The “Opium Of The People” And The Opioid Crisis

Karl Marx (1818–1883)
By Dr. R. Scott Clark - Posted at The Heidelblog:

I have been thinking some lately about Karl Marx (1818–83). Now, it has been a few decades since I have read Marx but I did read him a fair bit in University as an undergraduate. I think my various Political Science professors assigned The Communist Manifest about 5 times in various courses. Beyond the reading he featured prominently in lectures. This was all before President Reagan’s 1987 “Tear Down This Wall” speech and the visible collapse of the Soviet Union, in which those who had been held hostage by Marxist-inspired communism did finally tear down the Berlin Wall in 1989.

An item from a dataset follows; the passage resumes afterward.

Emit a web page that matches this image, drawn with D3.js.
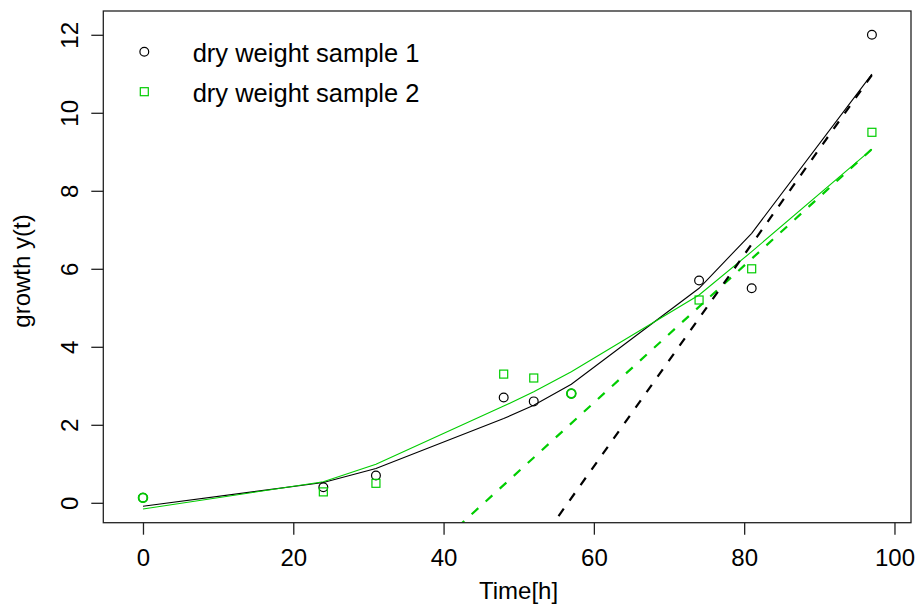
<!DOCTYPE html>
<html>
<head>
  <script src="https://d3js.org/d3.v7.min.js"></script>
  <style>
  html, body {
    margin: 0px;
    background: #fff;
  }
  svg text {
    font-family: "Liberation Sans", Arial, Helvetica, sans-serif;
    fill: #000;
  }
  </style>
</head>
<body>
  <svg id="chart" width="917" height="605"></svg>
  <script>

  // time points (hours)
  var time = [0, 24, 31, 48, 52, 57, 74, 81, 97];

  // measured dry weight
  var sample1 = [0.13, 0.4, 0.7, 2.7, 2.6, 2.8, 5.7, 5.5, 12.0];
  var sample2 = [0.13, 0.28, 0.5, 3.3, 3.2, 2.8, 5.2, 6.0, 9.5];

  // fitted curves
  var fit1 = [-0.09, 0.52, 0.88, 2.16, 2.5, 3.04, 5.5, 6.91, 10.99];
  var fit2 = [-0.16, 0.54, 0.99, 2.48, 2.85, 3.36, 5.33, 6.44, 9.07];

  // tangent lines at the last point: [t, y] end points
  var tangent1 = [[55.3, -0.34], [97, 10.97]];
  var tangent2 = [[40, -0.95], [97, 9.07]];

  var xTicks = [0, 20, 40, 60, 80, 100];
  var yTicks = [0, 2, 4, 6, 8, 10, 12];

  var legendLabels = ["dry weight sample 1", "dry weight sample 2"];

  var green = "#00cd00";

  var svg = d3.select("#chart");

  // plot region (pixels)
  var pLeft = 103.3, pRight = 911, pTop = 11, pBottom = 522.7;

  var x = d3.scaleLinear().domain([-5.28, 102.2]).range([pLeft, pRight]);
  var y = d3.scaleLinear().domain([-0.51, 12.61]).range([pBottom, pTop]);

  svg.append("rect").attr("width", 917).attr("height", 605).attr("fill", "#fff");

  svg.append("defs").append("clipPath").attr("id", "plotclip")
    .append("rect")
      .attr("x", pLeft).attr("y", pTop)
      .attr("width", pRight - pLeft).attr("height", pBottom - pTop);

  var plot = svg.append("g").attr("clip-path", "url(#plotclip)");

  // fitted curves
  var line = d3.line()
    .x(function(d) { return x(d[0]); })
    .y(function(d) { return y(d[1]); });

  plot.append("path")
    .datum(d3.zip(time, fit1))
    .attr("d", line)
    .attr("fill", "none")
    .attr("stroke", "#000")
    .attr("stroke-width", 1.1);

  plot.append("path")
    .datum(d3.zip(time, fit2))
    .attr("d", line)
    .attr("fill", "none")
    .attr("stroke", green)
    .attr("stroke-width", 1.1);

  // tangents (dashed)
  plot.append("path")
    .datum(tangent2)
    .attr("d", line)
    .attr("fill", "none")
    .attr("stroke", green)
    .attr("stroke-width", 2.2)
    .attr("stroke-dasharray", "9,10");

  plot.append("path")
    .datum(tangent1)
    .attr("d", line)
    .attr("fill", "none")
    .attr("stroke", "#000")
    .attr("stroke-width", 2.2)
    .attr("stroke-dasharray", "9,10");

  // sample 1 points (circles)
  svg.append("g").selectAll("circle")
    .data(d3.zip(time, sample1))
    .enter().append("circle")
      .attr("cx", function(d) { return x(d[0]); })
      .attr("cy", function(d) { return y(d[1]); })
      .attr("r", 4.4)
      .attr("fill", "none")
      .attr("stroke", "#000")
      .attr("stroke-width", 1.2);

  // sample 2 points: squares, or a green circle where it equals sample 1
  var pts2 = time.map(function(t, i) { return {t: t, v: sample2[i], same: sample2[i] === sample1[i]}; });

  svg.append("g").selectAll("rect")
    .data(pts2.filter(function(d) { return !d.same; }))
    .enter().append("rect")
      .attr("x", function(d) { return x(d.t) - 4; })
      .attr("y", function(d) { return y(d.v) - 4; })
      .attr("width", 8)
      .attr("height", 8)
      .attr("fill", "none")
      .attr("stroke", green)
      .attr("stroke-width", 1.2);

  svg.append("g").selectAll("circle")
    .data(pts2.filter(function(d) { return d.same; }))
    .enter().append("circle")
      .attr("cx", function(d) { return x(d.t); })
      .attr("cy", function(d) { return y(d.v); })
      .attr("r", 4.4)
      .attr("fill", "none")
      .attr("stroke", green)
      .attr("stroke-width", 1.8);

  // box
  svg.append("rect")
    .attr("x", pLeft).attr("y", pTop)
    .attr("width", pRight - pLeft).attr("height", pBottom - pTop)
    .attr("fill", "none")
    .attr("stroke", "#222")
    .attr("stroke-width", 1.3);

  // axes
  var xAxis = svg.append("g")
    .attr("transform", "translate(0," + pBottom + ")")
    .call(d3.axisBottom(x).tickValues(xTicks).tickSize(12).tickFormat(d3.format("d")));
  xAxis.select(".domain").remove();
  xAxis.selectAll("line").attr("stroke", "#222").attr("stroke-width", 1.3);
  xAxis.selectAll("text")
    .attr("y", 43).attr("dy", 0)
    .style("font-size", "24px");

  var yAxis = svg.append("g")
    .attr("transform", "translate(" + pLeft + ",0)")
    .call(d3.axisLeft(y).tickValues(yTicks).tickSize(12).tickFormat(d3.format("d")));
  yAxis.select(".domain").remove();
  yAxis.selectAll("line").attr("stroke", "#222").attr("stroke-width", 1.3);
  yAxis.selectAll("text")
    .attr("x", 0).attr("dy", 0)
    .attr("text-anchor", "middle")
    .attr("transform", "translate(-25,0) rotate(-90)")
    .style("font-size", "24px");

  // axis titles
  svg.append("text")
    .attr("x", 518.5).attr("y", 599)
    .attr("text-anchor", "middle")
    .style("font-size", "24px")
    .text("Time[h]");

  svg.append("text")
    .attr("transform", "translate(29.5,271) rotate(-90)")
    .attr("text-anchor", "middle")
    .style("font-size", "24px")
    .text("growth y(t)");

  // legend
  var legend = svg.append("g");
  legend.append("circle")
    .attr("cx", 144.3).attr("cy", 51.7).attr("r", 4.4)
    .attr("fill", "none").attr("stroke", "#000").attr("stroke-width", 1.2);
  legend.append("rect")
    .attr("x", 140.3).attr("y", 87.7).attr("width", 8).attr("height", 8)
    .attr("fill", "none").attr("stroke", green).attr("stroke-width", 1.2);
  legend.selectAll("text")
    .data(legendLabels)
    .enter().append("text")
      .attr("x", 192.7)
      .attr("y", function(d, i) { return 61.7 + i * 40; })
      .style("font-size", "25.5px")
      .text(function(d) { return d; });

  </script>
</body>
</html>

As I watched Germans and others sitting atop the wall, an act that would have had them shot only a few years earlier, I thought that the manifest evidence of the failure of the Marxist-Leninist (Communist) project would be obvious to all but I was wrong. I was wrong because I did not understand yet that Marxism is not a mere social theory or even a theory of history, in which Hegel’s dialectical movement of history was said to have been turned “upside down” and materialized in a the dialectic of the class struggle, but a religion, an eschatology and one that is not grounded in history but solely in a vision of the future. As such, it is impervious to criticism. There are no facts, there is no history, there is no logic, there is no reasoning with one who is utterly devoted to a utopian vision of the future. See David Koresh. The FBI negotiators perhaps did not understand that Koresh really believed in a coming utopian in which he was the central, Messianic figure. There was no reasoning with him because he leveraged everything they said by his utopian view of the future.

Of course people have often tried to characterize Christianity as essentially just another religion of direct revelation (apocalyptic) about a future glory age. Thus, they try to marginalize Jesus and his apostles. One great problem with such an approach is that it fails to reckon with Christianity’s equal commitment to the past and the present. Yes, Christianity has an eschatology but it has a history. We regard the Exodus as an historical event. We regard the resurrection as historical events. In so doing, we are following the prophets, our Lord, and his apostles.